Any one of those is a signal. All five together mean you're sourcing at a fraction of your potential.
For a broader look at how this fits into a full strategy, the talent sourcing strategy guide covers the find–rank–reactivate loop in depth. And if you're thinking about which specific processes you can automate first, the candidate sourcing automation guide is a practical starting point.
FAQ
What is AI candidate sourcing software?
AI candidate sourcing software automatically finds, ranks, and re-engages candidates — including passive professionals and people already in your database — by understanding a role in natural language rather than matching keywords. The recruiter reviews a scored shortlist instead of running manual searches.
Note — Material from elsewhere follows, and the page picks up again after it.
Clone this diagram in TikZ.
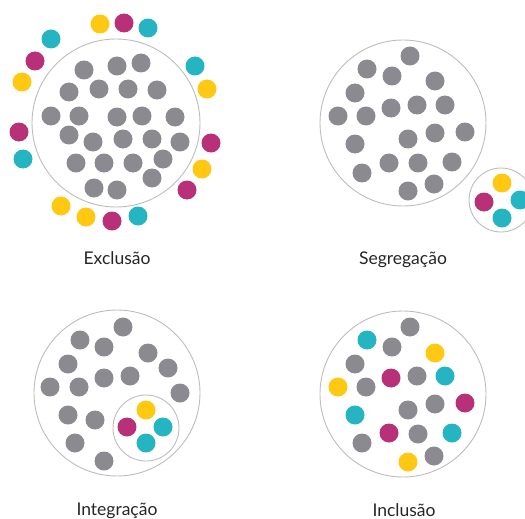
\documentclass[tikz,border=0pt]{standalone}
\usepackage{fontspec}
\setmainfont{Lato}
\usepackage{tikz}
\usetikzlibrary{positioning}

\definecolor{cinza}{HTML}{8B8A90}
\definecolor{amarelo}{HTML}{FFC812}
\definecolor{magenta}{HTML}{B83077}
\definecolor{ciano}{HTML}{25B4C2}
\definecolor{contorno}{HTML}{BDBDBD}
\definecolor{texto}{HTML}{262626}

\tikzset{
  grupo/.style={draw=contorno, line width=0.9pt},
  rotulo/.style={anchor=base, text=texto, font=\fontsize{17.5}{20}\selectfont},
}

\begin{document}
\begin{tikzpicture}[x=1pt, y=-1pt]
    \useasboundingbox (0,0) rectangle (525,519);
    \def\r{9.5}

    % Exclusão
    \draw[grupo] (116,123) circle (84);
    \foreach \p in {(84,70),(117,66),(141,63),(69,92),(99,89),(128,89),(157,90),
        (51,116),(79,116),(117,117),(142,116),(175,117),(69,135),(93,142),(123,139),
        (152,139),(180,142),(76,163),(104,163),(133,163),(163,159),(94,188),(117,190),(152,178)}
        \fill[cinza] \p circle (\r);
    \foreach \p in {(100,24),(22,82),(61,206),(86,217),(207,89),(202,169)}
        \fill[amarelo] \p circle (\r);
    \foreach \p in {(124,23),(35,61),(19,132),(112,221),(211,143),(187,190)}
        \fill[magenta] \p circle (\r);
    \foreach \p in {(148,28),(51,39),(23,159),(138,216),(195,66)}
        \fill[ciano] \p circle (\r);
    \node[rotulo] (exclusao) at (117,264) {Exclusão};

    % Segregação
    \draw[grupo] (403,123) circle (83);
    \foreach \p in {(410,56),(367,69),(392,76),(435,81),(355,93),(391,108),(417,105),
        (445,105),(338,116),(366,116),(435,133),(465,132),(408,139),(355,144),(389,163),
        (418,163),(452,162),(362,173),(408,191),(434,184)}
        \fill[cinza] \p circle (\r);
    \draw[grupo] (501,200) circle (32);
    \fill[amarelo] (502,183) circle (\r);
    \fill[magenta] (484,202) circle (\r);
    \fill[ciano] (520,200) circle (\r);
    \fill[ciano] (502,218) circle (\r);
    \node[rotulo] (segregacao) at (403,264) {Segregação};

    % Integração
    \draw[grupo] (117,393) circle (83);
    \foreach \p in {(123,327),(80,340),(104,347),(148,353),(68,364),(168,368),(50,387),
        (79,387),(104,378),(130,376),(180,393),(68,415),(95,420),(75,443),(104,461)}
        \fill[cinza] \p circle (\r);
    \draw[grupo] (146,428) circle (33);
    \fill[amarelo] (146,410) circle (\r);
    \fill[magenta] (127,427) circle (\r);
    \fill[ciano] (163,427) circle (\r);
    \fill[ciano] (146,443) circle (\r);
    \node[rotulo] (integracao) at (117,515) {Integração};

    % Inclusão
    \draw[grupo] (403,394) circle (83);
    \foreach \p in {(410,327),(392,347),(355,364),(417,376),(366,387),(435,404),
        (408,410),(418,434),(362,443),(434,456)}
        \fill[cinza] \p circle (\r);
    \foreach \p in {(435,353),(338,387),(408,462)}
        \fill[amarelo] \p circle (\r);
    \foreach \p in {(391,378),(465,403),(389,433)}
        \fill[magenta] \p circle (\r);
    \foreach \p in {(367,340),(445,376),(355,415),(452,433)}
        \fill[ciano] \p circle (\r);
    \node[rotulo] (inclusao) at (404,516) {Inclusão};
\end{tikzpicture}
\end{document}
How is AI sourcing software different from an ATS?
An ATS organises applicants who have already found you. AI sourcing software goes out and finds candidates who have not applied — including passive professionals across the web and dormant contacts in your own database. The two work together; AI sourcing is the front-end that fills the ATS.
How is AI candidate sourcing different from LinkedIn Recruiter?
LinkedIn Recruiter is a filtered search across one network. AI sourcing software adds semantic understanding, cross-source aggregation, and your own ATS database to the mix — so you are not limited to people who are currently active on LinkedIn or whose titles happen to match your keywords.
Does AI sourcing software replace the recruiter?
No. It replaces the manual search grind — running boolean strings, deduplicating profiles, deciding which fifty from five hundred to contact first. The recruiter still owns the relationship, the conversation, the evaluation, and the placement decision. AI surfaces the shortlist; humans close it.
Can AI sourcing software search my existing ATS database?
Yes — and that is often the highest-return feature. Rather than buying search credits to find strangers, AI sourcing runs your new mandate against your existing candidate database first, surfacing silver-medallists and past applicants who are often already warm to your firm.